_Input data_:

──────

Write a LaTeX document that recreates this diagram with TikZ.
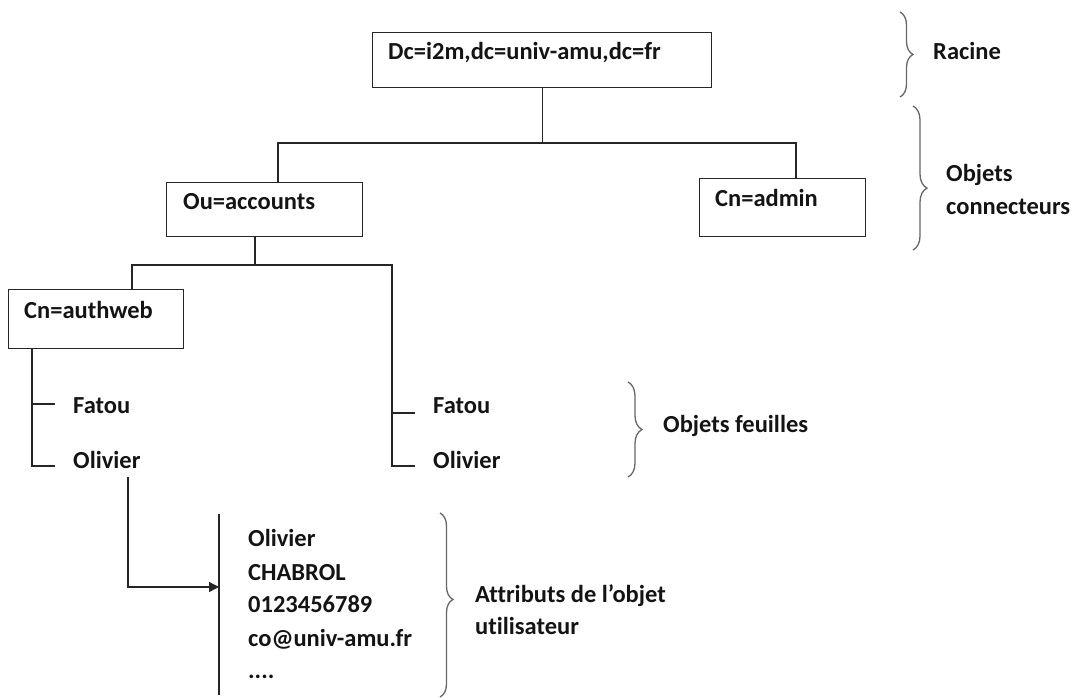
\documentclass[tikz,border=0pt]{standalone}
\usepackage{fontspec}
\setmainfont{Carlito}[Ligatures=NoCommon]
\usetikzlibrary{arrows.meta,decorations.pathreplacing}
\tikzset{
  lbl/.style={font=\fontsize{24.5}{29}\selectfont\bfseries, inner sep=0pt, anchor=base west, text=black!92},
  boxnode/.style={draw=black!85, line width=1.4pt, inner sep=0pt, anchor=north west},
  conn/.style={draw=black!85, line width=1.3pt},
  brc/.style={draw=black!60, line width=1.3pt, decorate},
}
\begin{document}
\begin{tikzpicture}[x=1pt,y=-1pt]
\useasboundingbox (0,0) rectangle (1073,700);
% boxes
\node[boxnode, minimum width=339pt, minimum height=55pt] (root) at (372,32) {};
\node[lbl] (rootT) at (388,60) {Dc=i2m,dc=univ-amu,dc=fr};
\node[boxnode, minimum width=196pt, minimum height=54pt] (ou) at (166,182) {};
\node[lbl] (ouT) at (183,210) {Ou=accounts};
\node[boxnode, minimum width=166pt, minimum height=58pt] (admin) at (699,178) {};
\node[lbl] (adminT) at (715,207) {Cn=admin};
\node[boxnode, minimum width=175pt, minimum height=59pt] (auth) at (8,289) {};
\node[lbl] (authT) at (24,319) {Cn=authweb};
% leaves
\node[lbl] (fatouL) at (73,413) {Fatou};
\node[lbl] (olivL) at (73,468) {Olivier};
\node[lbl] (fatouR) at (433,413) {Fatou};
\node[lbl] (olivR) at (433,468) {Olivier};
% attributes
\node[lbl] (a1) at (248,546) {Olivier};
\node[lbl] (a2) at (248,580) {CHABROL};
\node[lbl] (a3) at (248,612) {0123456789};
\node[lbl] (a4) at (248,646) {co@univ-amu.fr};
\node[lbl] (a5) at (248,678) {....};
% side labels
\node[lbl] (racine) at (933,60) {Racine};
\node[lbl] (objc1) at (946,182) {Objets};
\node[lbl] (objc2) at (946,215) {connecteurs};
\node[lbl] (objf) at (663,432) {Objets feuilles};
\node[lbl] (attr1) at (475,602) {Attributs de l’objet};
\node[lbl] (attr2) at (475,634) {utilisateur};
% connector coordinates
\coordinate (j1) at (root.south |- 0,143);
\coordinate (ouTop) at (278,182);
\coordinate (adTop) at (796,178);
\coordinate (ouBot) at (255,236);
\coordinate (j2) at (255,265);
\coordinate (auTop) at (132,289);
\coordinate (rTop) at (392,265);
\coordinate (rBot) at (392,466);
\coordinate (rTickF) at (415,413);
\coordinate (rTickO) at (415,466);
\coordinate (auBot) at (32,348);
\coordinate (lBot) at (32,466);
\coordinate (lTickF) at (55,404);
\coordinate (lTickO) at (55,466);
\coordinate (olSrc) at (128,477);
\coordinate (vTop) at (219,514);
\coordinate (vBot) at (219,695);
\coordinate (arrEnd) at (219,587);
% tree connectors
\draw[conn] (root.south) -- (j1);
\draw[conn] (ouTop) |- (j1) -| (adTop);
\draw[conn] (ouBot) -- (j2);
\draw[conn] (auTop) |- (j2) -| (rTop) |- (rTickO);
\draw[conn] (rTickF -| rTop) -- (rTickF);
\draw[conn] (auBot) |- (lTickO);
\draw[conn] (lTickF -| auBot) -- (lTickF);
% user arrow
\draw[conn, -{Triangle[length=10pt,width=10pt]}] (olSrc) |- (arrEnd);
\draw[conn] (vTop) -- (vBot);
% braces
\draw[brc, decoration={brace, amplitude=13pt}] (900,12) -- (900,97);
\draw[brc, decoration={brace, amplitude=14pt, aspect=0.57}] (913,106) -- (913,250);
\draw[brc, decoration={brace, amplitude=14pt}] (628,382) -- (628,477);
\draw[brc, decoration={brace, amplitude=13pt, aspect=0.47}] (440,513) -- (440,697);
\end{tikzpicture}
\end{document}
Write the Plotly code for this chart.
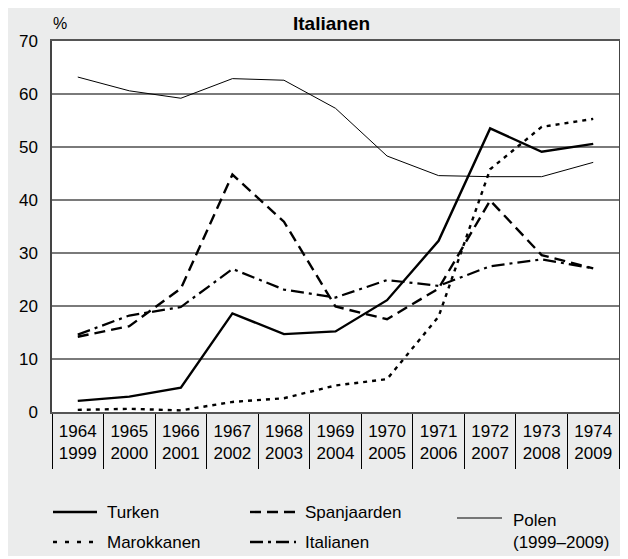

──────

_Aim_: State how many lines of the listing above include the word "this". Give nothing but the number.

_Complete answer_: 2